____ SOURCE RECORDS

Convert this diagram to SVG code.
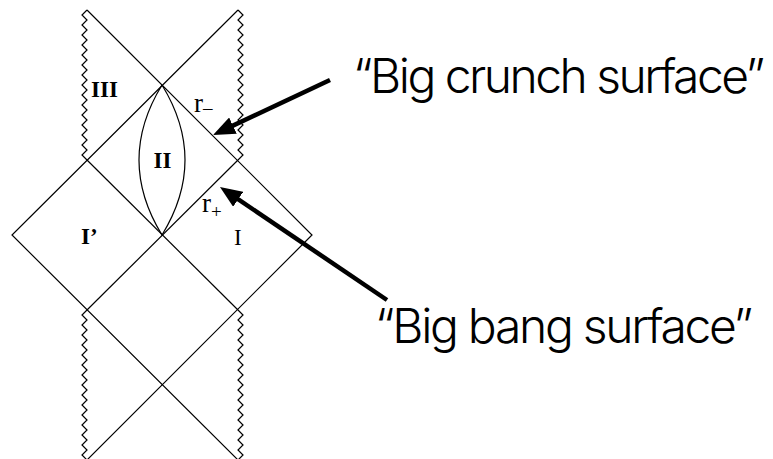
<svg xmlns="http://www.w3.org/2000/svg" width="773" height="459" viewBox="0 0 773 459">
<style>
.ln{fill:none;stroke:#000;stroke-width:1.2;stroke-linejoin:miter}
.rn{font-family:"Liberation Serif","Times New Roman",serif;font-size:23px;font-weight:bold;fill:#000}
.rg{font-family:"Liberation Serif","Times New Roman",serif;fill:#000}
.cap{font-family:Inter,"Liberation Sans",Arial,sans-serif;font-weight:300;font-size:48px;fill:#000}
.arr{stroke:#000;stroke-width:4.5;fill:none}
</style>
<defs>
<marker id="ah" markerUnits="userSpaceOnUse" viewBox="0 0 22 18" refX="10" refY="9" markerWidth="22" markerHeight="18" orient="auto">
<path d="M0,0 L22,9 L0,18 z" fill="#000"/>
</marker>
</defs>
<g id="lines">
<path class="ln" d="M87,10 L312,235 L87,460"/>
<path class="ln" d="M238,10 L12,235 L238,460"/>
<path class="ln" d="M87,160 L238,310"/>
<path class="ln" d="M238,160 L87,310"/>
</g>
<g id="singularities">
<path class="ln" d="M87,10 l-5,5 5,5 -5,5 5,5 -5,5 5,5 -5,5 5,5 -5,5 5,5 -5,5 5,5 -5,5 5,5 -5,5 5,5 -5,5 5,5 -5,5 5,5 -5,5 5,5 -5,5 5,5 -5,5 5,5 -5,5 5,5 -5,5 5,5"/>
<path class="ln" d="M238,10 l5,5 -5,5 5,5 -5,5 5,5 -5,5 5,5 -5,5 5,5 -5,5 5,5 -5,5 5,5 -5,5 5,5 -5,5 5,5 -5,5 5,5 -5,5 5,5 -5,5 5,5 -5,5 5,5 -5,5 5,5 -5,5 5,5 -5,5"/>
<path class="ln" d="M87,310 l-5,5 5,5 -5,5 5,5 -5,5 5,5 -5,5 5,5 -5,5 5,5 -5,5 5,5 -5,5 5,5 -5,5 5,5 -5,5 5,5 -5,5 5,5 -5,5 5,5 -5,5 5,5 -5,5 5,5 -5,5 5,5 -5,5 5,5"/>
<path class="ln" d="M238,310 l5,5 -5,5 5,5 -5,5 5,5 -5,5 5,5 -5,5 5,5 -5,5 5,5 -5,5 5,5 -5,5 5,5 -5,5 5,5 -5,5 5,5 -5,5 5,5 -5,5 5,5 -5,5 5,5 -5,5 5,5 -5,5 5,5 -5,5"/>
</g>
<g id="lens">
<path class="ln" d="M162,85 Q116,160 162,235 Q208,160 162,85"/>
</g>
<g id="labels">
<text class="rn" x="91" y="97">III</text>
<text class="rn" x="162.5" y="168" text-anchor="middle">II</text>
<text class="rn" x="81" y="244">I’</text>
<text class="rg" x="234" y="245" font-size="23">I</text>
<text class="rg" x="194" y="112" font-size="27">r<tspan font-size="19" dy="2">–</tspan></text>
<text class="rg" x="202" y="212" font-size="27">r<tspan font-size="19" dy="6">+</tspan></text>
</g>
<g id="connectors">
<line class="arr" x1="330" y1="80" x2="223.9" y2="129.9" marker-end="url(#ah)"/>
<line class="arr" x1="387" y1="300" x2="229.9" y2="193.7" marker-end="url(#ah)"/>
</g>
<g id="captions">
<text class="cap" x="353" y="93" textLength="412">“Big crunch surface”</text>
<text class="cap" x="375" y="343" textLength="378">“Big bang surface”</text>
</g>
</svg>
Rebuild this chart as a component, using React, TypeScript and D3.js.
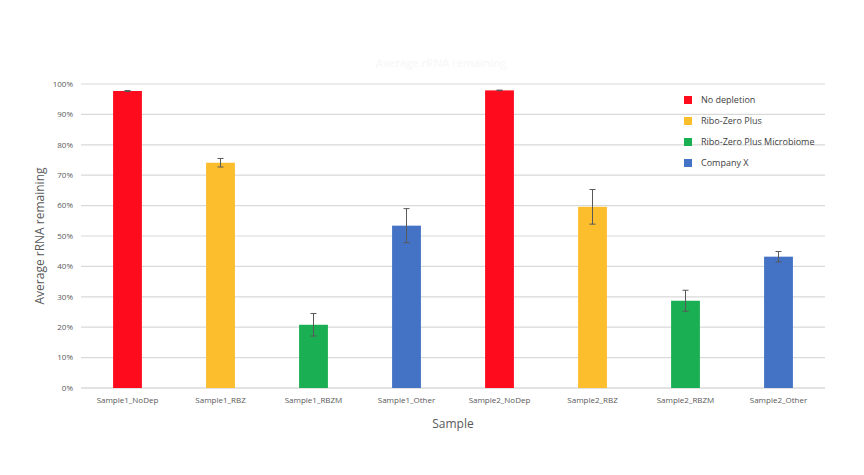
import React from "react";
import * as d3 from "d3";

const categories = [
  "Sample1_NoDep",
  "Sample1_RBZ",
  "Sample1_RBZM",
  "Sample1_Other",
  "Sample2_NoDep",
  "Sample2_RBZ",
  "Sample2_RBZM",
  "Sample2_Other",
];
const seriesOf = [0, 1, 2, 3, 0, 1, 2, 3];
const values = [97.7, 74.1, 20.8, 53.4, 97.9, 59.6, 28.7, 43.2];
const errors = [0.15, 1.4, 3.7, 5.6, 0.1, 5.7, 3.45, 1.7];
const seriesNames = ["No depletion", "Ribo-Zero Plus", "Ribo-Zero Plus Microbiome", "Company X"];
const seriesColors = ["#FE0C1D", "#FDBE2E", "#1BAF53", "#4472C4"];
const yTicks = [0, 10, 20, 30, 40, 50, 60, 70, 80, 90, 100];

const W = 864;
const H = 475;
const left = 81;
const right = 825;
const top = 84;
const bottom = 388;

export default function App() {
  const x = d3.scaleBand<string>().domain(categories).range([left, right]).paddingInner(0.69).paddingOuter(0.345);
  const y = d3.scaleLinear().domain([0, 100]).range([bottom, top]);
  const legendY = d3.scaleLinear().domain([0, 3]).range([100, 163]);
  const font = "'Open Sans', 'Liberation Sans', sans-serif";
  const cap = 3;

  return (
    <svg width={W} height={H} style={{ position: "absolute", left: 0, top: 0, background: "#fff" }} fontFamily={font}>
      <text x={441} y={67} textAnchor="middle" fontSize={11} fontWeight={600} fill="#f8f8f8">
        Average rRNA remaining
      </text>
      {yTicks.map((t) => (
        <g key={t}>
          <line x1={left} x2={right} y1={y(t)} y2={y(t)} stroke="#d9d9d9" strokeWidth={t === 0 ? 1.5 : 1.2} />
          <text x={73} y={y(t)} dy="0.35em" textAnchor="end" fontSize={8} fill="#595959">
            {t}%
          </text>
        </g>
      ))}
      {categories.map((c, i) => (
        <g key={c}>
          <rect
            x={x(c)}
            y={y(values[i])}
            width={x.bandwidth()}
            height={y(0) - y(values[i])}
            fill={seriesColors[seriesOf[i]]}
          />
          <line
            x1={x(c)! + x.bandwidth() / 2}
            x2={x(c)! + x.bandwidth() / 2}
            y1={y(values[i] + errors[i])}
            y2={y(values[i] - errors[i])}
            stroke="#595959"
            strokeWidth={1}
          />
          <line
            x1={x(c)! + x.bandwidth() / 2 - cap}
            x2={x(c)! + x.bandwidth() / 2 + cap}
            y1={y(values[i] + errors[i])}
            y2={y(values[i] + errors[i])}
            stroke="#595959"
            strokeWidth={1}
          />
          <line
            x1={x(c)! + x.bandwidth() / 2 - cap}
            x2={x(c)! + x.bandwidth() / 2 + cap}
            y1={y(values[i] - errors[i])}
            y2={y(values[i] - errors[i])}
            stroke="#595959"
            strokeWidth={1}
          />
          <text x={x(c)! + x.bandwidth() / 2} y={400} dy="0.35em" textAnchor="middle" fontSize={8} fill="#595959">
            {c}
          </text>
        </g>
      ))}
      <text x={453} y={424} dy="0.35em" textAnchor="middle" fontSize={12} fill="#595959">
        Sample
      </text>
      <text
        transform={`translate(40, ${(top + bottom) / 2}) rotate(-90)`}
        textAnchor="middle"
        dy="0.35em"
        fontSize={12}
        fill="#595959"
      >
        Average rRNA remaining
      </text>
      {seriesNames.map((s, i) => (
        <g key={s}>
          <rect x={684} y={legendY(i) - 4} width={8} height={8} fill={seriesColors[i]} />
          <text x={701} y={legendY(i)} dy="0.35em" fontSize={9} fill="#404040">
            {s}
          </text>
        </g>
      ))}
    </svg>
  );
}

________

Exclude the pictures, and transcribe all of the material exactly.

Convert this diagram to SVG code.
<svg xmlns="http://www.w3.org/2000/svg" width="773" height="459" viewBox="0 0 773 459">
<style>
.ln{fill:none;stroke:#000;stroke-width:1.2;stroke-linejoin:miter}
.rn{font-family:"Liberation Serif","Times New Roman",serif;font-size:23px;font-weight:bold;fill:#000}
.rg{font-family:"Liberation Serif","Times New Roman",serif;fill:#000}
.cap{font-family:Inter,"Liberation Sans",Arial,sans-serif;font-weight:300;font-size:48px;fill:#000}
.arr{stroke:#000;stroke-width:4.5;fill:none}
</style>
<defs>
<marker id="ah" markerUnits="userSpaceOnUse" viewBox="0 0 22 18" refX="10" refY="9" markerWidth="22" markerHeight="18" orient="auto">
<path d="M0,0 L22,9 L0,18 z" fill="#000"/>
</marker>
</defs>
<g id="lines">
<path class="ln" d="M87,10 L312,235 L87,460"/>
<path class="ln" d="M238,10 L12,235 L238,460"/>
<path class="ln" d="M87,160 L238,310"/>
<path class="ln" d="M238,160 L87,310"/>
</g>
<g id="singularities">
<path class="ln" d="M87,10 l-5,5 5,5 -5,5 5,5 -5,5 5,5 -5,5 5,5 -5,5 5,5 -5,5 5,5 -5,5 5,5 -5,5 5,5 -5,5 5,5 -5,5 5,5 -5,5 5,5 -5,5 5,5 -5,5 5,5 -5,5 5,5 -5,5 5,5"/>
<path class="ln" d="M238,10 l5,5 -5,5 5,5 -5,5 5,5 -5,5 5,5 -5,5 5,5 -5,5 5,5 -5,5 5,5 -5,5 5,5 -5,5 5,5 -5,5 5,5 -5,5 5,5 -5,5 5,5 -5,5 5,5 -5,5 5,5 -5,5 5,5 -5,5"/>
<path class="ln" d="M87,310 l-5,5 5,5 -5,5 5,5 -5,5 5,5 -5,5 5,5 -5,5 5,5 -5,5 5,5 -5,5 5,5 -5,5 5,5 -5,5 5,5 -5,5 5,5 -5,5 5,5 -5,5 5,5 -5,5 5,5 -5,5 5,5 -5,5 5,5"/>
<path class="ln" d="M238,310 l5,5 -5,5 5,5 -5,5 5,5 -5,5 5,5 -5,5 5,5 -5,5 5,5 -5,5 5,5 -5,5 5,5 -5,5 5,5 -5,5 5,5 -5,5 5,5 -5,5 5,5 -5,5 5,5 -5,5 5,5 -5,5 5,5 -5,5"/>
</g>
<g id="lens">
<path class="ln" d="M162,85 Q116,160 162,235 Q208,160 162,85"/>
</g>
<g id="labels">
<text class="rn" x="91" y="97">III</text>
<text class="rn" x="162.5" y="168" text-anchor="middle">II</text>
<text class="rn" x="81" y="244">I’</text>
<text class="rg" x="234" y="245" font-size="23">I</text>
<text class="rg" x="194" y="112" font-size="27">r<tspan font-size="19" dy="2">–</tspan></text>
<text class="rg" x="202" y="212" font-size="27">r<tspan font-size="19" dy="6">+</tspan></text>
</g>
<g id="connectors">
<line class="arr" x1="330" y1="80" x2="223.9" y2="129.9" marker-end="url(#ah)"/>
<line class="arr" x1="387" y1="300" x2="229.9" y2="193.7" marker-end="url(#ah)"/>
</g>
<g id="captions">
<text class="cap" x="353" y="93" textLength="412">“Big crunch surface”</text>
<text class="cap" x="375" y="343" textLength="378">“Big bang surface”</text>
</g>
</svg>
Rebuild this chart as a component, using React, TypeScript and D3.js.
import React from "react";
import * as d3 from "d3";

const categories = [
  "Sample1_NoDep",
  "Sample1_RBZ",
  "Sample1_RBZM",
  "Sample1_Other",
  "Sample2_NoDep",
  "Sample2_RBZ",
  "Sample2_RBZM",
  "Sample2_Other",
];
const seriesOf = [0, 1, 2, 3, 0, 1, 2, 3];
const values = [97.7, 74.1, 20.8, 53.4, 97.9, 59.6, 28.7, 43.2];
const errors = [0.15, 1.4, 3.7, 5.6, 0.1, 5.7, 3.45, 1.7];
const seriesNames = ["No depletion", "Ribo-Zero Plus", "Ribo-Zero Plus Microbiome", "Company X"];
const seriesColors = ["#FE0C1D", "#FDBE2E", "#1BAF53", "#4472C4"];
const yTicks = [0, 10, 20, 30, 40, 50, 60, 70, 80, 90, 100];

const W = 864;
const H = 475;
const left = 81;
const right = 825;
const top = 84;
const bottom = 388;

export default function App() {
  const x = d3.scaleBand<string>().domain(categories).range([left, right]).paddingInner(0.69).paddingOuter(0.345);
  const y = d3.scaleLinear().domain([0, 100]).range([bottom, top]);
  const legendY = d3.scaleLinear().domain([0, 3]).range([100, 163]);
  const font = "'Open Sans', 'Liberation Sans', sans-serif";
  const cap = 3;

  return (
    <svg width={W} height={H} style={{ position: "absolute", left: 0, top: 0, background: "#fff" }} fontFamily={font}>
      <text x={441} y={67} textAnchor="middle" fontSize={11} fontWeight={600} fill="#f8f8f8">
        Average rRNA remaining
      </text>
      {yTicks.map((t) => (
        <g key={t}>
          <line x1={left} x2={right} y1={y(t)} y2={y(t)} stroke="#d9d9d9" strokeWidth={t === 0 ? 1.5 : 1.2} />
          <text x={73} y={y(t)} dy="0.35em" textAnchor="end" fontSize={8} fill="#595959">
            {t}%
          </text>
        </g>
      ))}
      {categories.map((c, i) => (
        <g key={c}>
          <rect
            x={x(c)}
            y={y(values[i])}
            width={x.bandwidth()}
            height={y(0) - y(values[i])}
            fill={seriesColors[seriesOf[i]]}
          />
          <line
            x1={x(c)! + x.bandwidth() / 2}
            x2={x(c)! + x.bandwidth() / 2}
            y1={y(values[i] + errors[i])}
            y2={y(values[i] - errors[i])}
            stroke="#595959"
            strokeWidth={1}
          />
          <line
            x1={x(c)! + x.bandwidth() / 2 - cap}
            x2={x(c)! + x.bandwidth() / 2 + cap}
            y1={y(values[i] + errors[i])}
            y2={y(values[i] + errors[i])}
            stroke="#595959"
            strokeWidth={1}
          />
          <line
            x1={x(c)! + x.bandwidth() / 2 - cap}
            x2={x(c)! + x.bandwidth() / 2 + cap}
            y1={y(values[i] - errors[i])}
            y2={y(values[i] - errors[i])}
            stroke="#595959"
            strokeWidth={1}
          />
          <text x={x(c)! + x.bandwidth() / 2} y={400} dy="0.35em" textAnchor="middle" fontSize={8} fill="#595959">
            {c}
          </text>
        </g>
      ))}
      <text x={453} y={424} dy="0.35em" textAnchor="middle" fontSize={12} fill="#595959">
        Sample
      </text>
      <text
        transform={`translate(40, ${(top + bottom) / 2}) rotate(-90)`}
        textAnchor="middle"
        dy="0.35em"
        fontSize={12}
        fill="#595959"
      >
        Average rRNA remaining
      </text>
      {seriesNames.map((s, i) => (
        <g key={s}>
          <rect x={684} y={legendY(i) - 4} width={8} height={8} fill={seriesColors[i]} />
          <text x={701} y={legendY(i)} dy="0.35em" fontSize={9} fill="#404040">
            {s}
          </text>
        </g>
      ))}
    </svg>
  );
}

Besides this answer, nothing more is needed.